- Information shown
Begin

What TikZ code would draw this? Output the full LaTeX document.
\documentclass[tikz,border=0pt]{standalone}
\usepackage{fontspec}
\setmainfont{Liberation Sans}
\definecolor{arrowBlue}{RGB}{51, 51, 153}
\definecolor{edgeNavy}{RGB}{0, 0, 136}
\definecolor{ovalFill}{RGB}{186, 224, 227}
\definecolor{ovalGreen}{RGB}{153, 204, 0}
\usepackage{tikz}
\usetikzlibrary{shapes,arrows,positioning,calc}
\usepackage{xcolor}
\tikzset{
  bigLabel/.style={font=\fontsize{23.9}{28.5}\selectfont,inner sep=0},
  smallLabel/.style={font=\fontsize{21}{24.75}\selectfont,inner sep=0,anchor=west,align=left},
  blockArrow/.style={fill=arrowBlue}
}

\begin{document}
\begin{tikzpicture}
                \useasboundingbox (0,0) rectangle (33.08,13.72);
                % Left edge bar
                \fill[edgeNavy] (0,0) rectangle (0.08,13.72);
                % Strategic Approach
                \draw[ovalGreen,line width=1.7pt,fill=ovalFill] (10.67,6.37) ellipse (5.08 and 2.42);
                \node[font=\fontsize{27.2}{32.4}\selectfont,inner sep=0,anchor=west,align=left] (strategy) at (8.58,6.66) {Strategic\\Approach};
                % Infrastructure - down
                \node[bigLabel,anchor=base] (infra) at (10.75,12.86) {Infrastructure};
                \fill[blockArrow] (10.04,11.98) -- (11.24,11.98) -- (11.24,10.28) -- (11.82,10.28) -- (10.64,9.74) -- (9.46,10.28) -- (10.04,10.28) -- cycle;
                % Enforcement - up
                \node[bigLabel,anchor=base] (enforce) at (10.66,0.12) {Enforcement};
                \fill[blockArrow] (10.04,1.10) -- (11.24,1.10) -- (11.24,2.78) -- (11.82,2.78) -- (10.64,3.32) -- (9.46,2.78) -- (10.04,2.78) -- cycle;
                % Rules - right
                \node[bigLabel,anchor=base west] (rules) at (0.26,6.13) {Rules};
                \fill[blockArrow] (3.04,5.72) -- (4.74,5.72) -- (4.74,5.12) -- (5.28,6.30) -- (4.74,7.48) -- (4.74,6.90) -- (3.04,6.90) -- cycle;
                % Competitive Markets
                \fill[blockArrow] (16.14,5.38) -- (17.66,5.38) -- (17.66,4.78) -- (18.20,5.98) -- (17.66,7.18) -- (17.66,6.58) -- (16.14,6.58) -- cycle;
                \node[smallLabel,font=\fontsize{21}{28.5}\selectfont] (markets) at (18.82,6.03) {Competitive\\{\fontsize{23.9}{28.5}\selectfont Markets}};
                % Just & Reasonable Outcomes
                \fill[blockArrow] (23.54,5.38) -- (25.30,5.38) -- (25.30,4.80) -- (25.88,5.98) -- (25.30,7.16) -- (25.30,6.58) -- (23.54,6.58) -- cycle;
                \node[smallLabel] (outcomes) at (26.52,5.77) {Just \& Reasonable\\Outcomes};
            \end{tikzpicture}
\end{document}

End

- Goal
Show the data once more, exactly as it was written.

- Task output
What TikZ code would draw this? Output the full LaTeX document.
\documentclass[tikz,border=0pt]{standalone}
\usepackage{fontspec}
\setmainfont{Liberation Sans}
\definecolor{arrowBlue}{RGB}{51, 51, 153}
\definecolor{edgeNavy}{RGB}{0, 0, 136}
\definecolor{ovalFill}{RGB}{186, 224, 227}
\definecolor{ovalGreen}{RGB}{153, 204, 0}
\usepackage{tikz}
\usetikzlibrary{shapes,arrows,positioning,calc}
\usepackage{xcolor}
\tikzset{
  bigLabel/.style={font=\fontsize{23.9}{28.5}\selectfont,inner sep=0},
  smallLabel/.style={font=\fontsize{21}{24.75}\selectfont,inner sep=0,anchor=west,align=left},
  blockArrow/.style={fill=arrowBlue}
}

\begin{document}
\begin{tikzpicture}
                \useasboundingbox (0,0) rectangle (33.08,13.72);
                % Left edge bar
                \fill[edgeNavy] (0,0) rectangle (0.08,13.72);
                % Strategic Approach
                \draw[ovalGreen,line width=1.7pt,fill=ovalFill] (10.67,6.37) ellipse (5.08 and 2.42);
                \node[font=\fontsize{27.2}{32.4}\selectfont,inner sep=0,anchor=west,align=left] (strategy) at (8.58,6.66) {Strategic\\Approach};
                % Infrastructure - down
                \node[bigLabel,anchor=base] (infra) at (10.75,12.86) {Infrastructure};
                \fill[blockArrow] (10.04,11.98) -- (11.24,11.98) -- (11.24,10.28) -- (11.82,10.28) -- (10.64,9.74) -- (9.46,10.28) -- (10.04,10.28) -- cycle;
                % Enforcement - up
                \node[bigLabel,anchor=base] (enforce) at (10.66,0.12) {Enforcement};
                \fill[blockArrow] (10.04,1.10) -- (11.24,1.10) -- (11.24,2.78) -- (11.82,2.78) -- (10.64,3.32) -- (9.46,2.78) -- (10.04,2.78) -- cycle;
                % Rules - right
                \node[bigLabel,anchor=base west] (rules) at (0.26,6.13) {Rules};
                \fill[blockArrow] (3.04,5.72) -- (4.74,5.72) -- (4.74,5.12) -- (5.28,6.30) -- (4.74,7.48) -- (4.74,6.90) -- (3.04,6.90) -- cycle;
                % Competitive Markets
                \fill[blockArrow] (16.14,5.38) -- (17.66,5.38) -- (17.66,4.78) -- (18.20,5.98) -- (17.66,7.18) -- (17.66,6.58) -- (16.14,6.58) -- cycle;
                \node[smallLabel,font=\fontsize{21}{28.5}\selectfont] (markets) at (18.82,6.03) {Competitive\\{\fontsize{23.9}{28.5}\selectfont Markets}};
                % Just & Reasonable Outcomes
                \fill[blockArrow] (23.54,5.38) -- (25.30,5.38) -- (25.30,4.80) -- (25.88,5.98) -- (25.30,7.16) -- (25.30,6.58) -- (23.54,6.58) -- cycle;
                \node[smallLabel] (outcomes) at (26.52,5.77) {Just \& Reasonable\\Outcomes};
            \end{tikzpicture}
\end{document}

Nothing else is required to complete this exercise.